I’m sure there’s some short elegant solution here that uses beautiful vector math. Instead I went for the butt ugly coordinate geometry solution.

Let u = <a, b> and v = <c, d>

See diagram. WLOG, assume u has a smaller angle than v. We can find cos(θ) by constructing a right triangle as shown, and by finding a new vector w, in the same direction as u, which has the correct length to complete our right triangle. Once done, we will have cos(θ) = |w| / |v|.

Let’s consider each vector to be anchored at the origin. So we can say u lies on the line y = (b/a)x, and v lies on the line y = (d/c)x. To find w, let us first find z - the third side of the triangle, which we know must be perpendicular to u, and pass through (c, d).

The line perpendicular to y = (b/a)x and passing through (c, d) is y = (-a/b)(x-c) + d. So this is the line containing the third side of our constructed triangle, z. To find w, then, let’s find its point of intersection with y = (b/a)x, the line containing w.

(b/a)x = (-a/b)(x-c) + d → Setup

(b/a)x = (-a/b)x + (ca/b) + d → Distribute on right

x(b/a + a/b) = (ca/b) + d → Add (a/b)x to both sides, factor out x on left

x(a² + b²) = ca² + dab → Multiply both sides by ab

x = (ca² + dab) / (a² + b²) → Divide both sides by (a² + b²)

x = (ca² + dab) / |u|² → a² + b² is |u|²

y = (b/a)x = (b/a)(ca² + dab) / |u|² → Plug solution for x into (b/a)x, don’t bother simplifying as this form is useful in a moment

So w = <(ca² + dab) / |u|², (b/a)(ca² + dab) / |u|²>. Now we need |w|.

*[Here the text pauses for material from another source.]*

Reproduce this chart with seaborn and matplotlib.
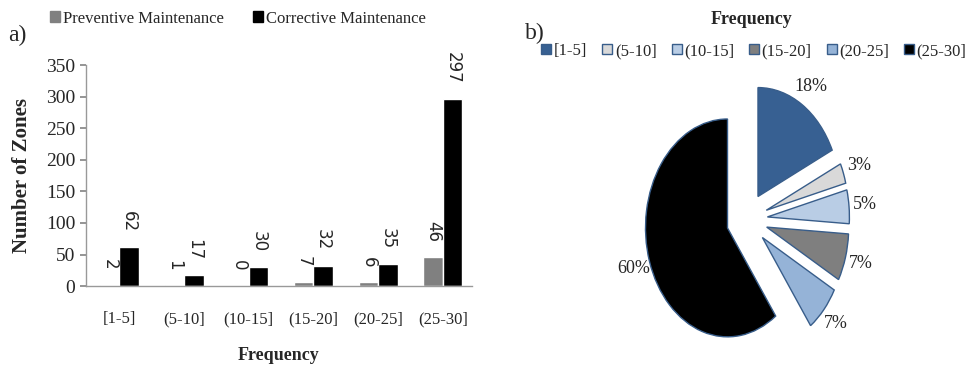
import pandas as pd
import matplotlib.pyplot as plt
import seaborn as sns
from matplotlib.patches import Patch

# données
categories = ['[1-5]', '(5-10]', '(10-15]', '(15-20]', '(20-25]', '(25-30]']
preventive = [2, 1, 0, 7, 6, 46]
corrective = [62, 17, 30, 32, 35, 297]
pie_share = [18, 3, 5, 7, 7, 60]

pie_colors = ['#376092', '#d9d9d9', '#b9cde5', '#7f7f7f', '#95b3d7', '#000000']
edge_blue = '#385d8a'

sns.set_theme(style='white')
plt.rcParams['font.family'] = ['Liberation Serif', 'DejaVu Serif']

df = pd.DataFrame({
    'Frequency': categories * 2,
    'Zones': preventive + corrective,
    'Type': ['Preventive Maintenance'] * 6 + ['Corrective Maintenance'] * 6,
})

fig = plt.figure(figsize=(9.75, 3.72), dpi=100)

# === a) barres ===
ax = fig.add_axes([0.088, 0.231, 0.396, 0.594])
sns.barplot(data=df, x='Frequency', y='Zones', hue='Type',
            palette=['#808080', '#000000'], width=0.6, saturation=1,
            ax=ax, legend=False)
for c in ax.containers:
    ax.bar_label(c, rotation=270, padding=11, fontsize=12, family='DejaVu Sans',
                 clip_on=False)
ax.set_ylim(0, 350)
ax.set_xlim(-0.52, 5.45)
ax.set_yticks(range(0, 351, 50))
ax.tick_params(axis='y', labelsize=14, length=4, color='#888888', left=True)
ax.tick_params(axis='x', labelsize=12, length=0, pad=18)
for s in ['top', 'right']:
    ax.spines[s].set_visible(False)
for s in ['left', 'bottom']:
    ax.spines[s].set_color('#999999')
    ax.spines[s].set_linewidth(1)
ax.set_xlabel('Frequency', fontsize=13, fontweight='bold', labelpad=14)
ax.set_ylabel('Number of Zones', fontsize=15, fontweight='bold', labelpad=10)

handles = [Patch(color='#808080', label='Preventive Maintenance'),
           Patch(color='#000000', label='Corrective Maintenance')]
fig.legend(handles=handles, loc='center left', bbox_to_anchor=(0.036, 0.95),
           ncol=2, frameon=False, fontsize=12, handlelength=0.6,
           handleheight=0.6, handletextpad=0.15, columnspacing=1.8)
fig.text(0.008, 0.89, 'a)', fontsize=17)

# === b) camembert ===
ax2 = fig.add_axes([624 / 975, 0.0, 246 / 975, 305 / 372])
ax2.pie(pie_share, colors=pie_colors, startangle=90, counterclock=False,
        explode=[0.25] * 6, autopct='%d%%', pctdistance=1.2,
        wedgeprops=dict(edgecolor=edge_blue, linewidth=1),
        textprops=dict(fontsize=13))
ax2.set_aspect('auto')
ax2.set_xlim(-1.5, 1.5)
ax2.set_ylim(-1.4, 1.4)
ax2.axis('off')

fig.text(752 / 975, 1 - 19 / 372, 'Frequency', fontsize=13, fontweight='bold',
         ha='center', va='center')
fig.text(0.538, 0.895, 'b)', fontsize=17)
pie_handles = [Patch(facecolor=col, edgecolor=edge_blue, label=cat)
               for col, cat in zip(pie_colors, categories)]
fig.legend(handles=pie_handles, loc='center', bbox_to_anchor=(754 / 975, 1 - 51 / 372),
           ncol=6, frameon=False, fontsize=12, handlelength=0.6,
           handleheight=0.6, handletextpad=0.15, columnspacing=0.9)

fig.savefig('out.png', dpi=100)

|w| = sqrt((ca² + dab)² / |u|⁴ + (b²/a²)(ca² + dab)² / |u|⁴) → Plugging into normal |w| formula

|w| = sqrt(((ca² + dab)² / |u|⁴) * (1 + b² / a²)) → Factor out (ca² + dab)² / |u|⁴

|w| = (ca² + dab) / |u|² * sqrt(1 + b² / a²) → Pull (ca² + dab)² / |u|⁴ out of the root

|w| = (ca² + dab) / |u|² * sqrt((a² + b²) / a²) → Combine terms in root to one fraction

|w| = (ca² + dab) / |u|² * |u| / a → Evaluate sqrt

|w| = (ca + db) / |u| → Cancel out |u| and a from numerator and denominator

So this is the length of our adjacent side in the constructed right triangle. Finally, to find cos(θ), divide it by the length of the hypotenuse - which is |v|.

cos(θ) = |w| / |v| = (ac + bd) / (|u||v|)

And note that ac + bd is u•v. So we’re done.

cos(θ) = u•v / (|u||v|), or |u||v|cos(θ) = u•v.

Note that since this formula is symmetric with respect to u and v, our assumption that u’s angle was smaller than v’s angle did not matter - so this should hold regardless of which is larger.